Jungle Adventurer (La montagna di luce) is an Italian adventure film. It starred Richard Harrison.

The film is loosely based on Emilio Salgari's 1902 adventure novel La montagna di luce (The Mountain of Light), which narrates a fictitious attempt to steal the priceless Koh-i-Noor diamond, concocted in 19th-century India by the Thuggee and the dacoits. The original Italian title of both the film and the source novel refers to the name of the jewel.

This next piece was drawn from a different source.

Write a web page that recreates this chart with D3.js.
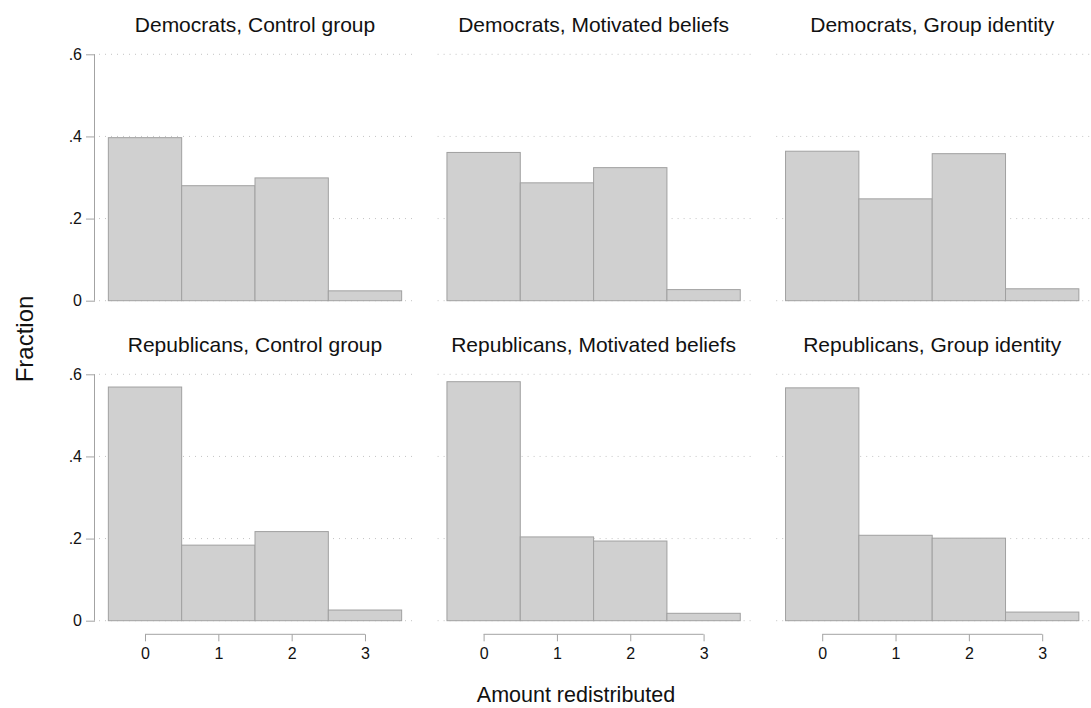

The film was re-released under several alternate titles, one of which, Sandok, was an attempt to capitalize on the popularity of Salgari's fictional pirate Sandokan, even though neither the novel, nor the film had anything to do with Sandokan's character or the settings of his adventures.

==Cast==
- Richard Harrison as Alan Foster
- Luciana Gilli as	Lilamani
- Wilbert Bradley as	Sitama
- Daniele Vargas as	Rajah Sindar
- Andrea Scotti
- Nerio Bernardi
- Giovanni Cianfriglia as Sergeant
- Nazzareno Zamperla as Sitama's Man #1
- Dakar as Sitama's Man #2

==Reception==
From contemporary reviews, an anonymous reviewer in the Monthly Film Bulletin reviewed a dubbed 87 minute version of the film. The reviewer noted that Malaysian locations were put to good use for the film, and that it "is treated lightly enough to seem a good deal less corny than its well-worn theme." The reviewer found Richard Harrison (actor) as "an adequate hero" while Wilbert Bradley was "as superbly gleeful rogue."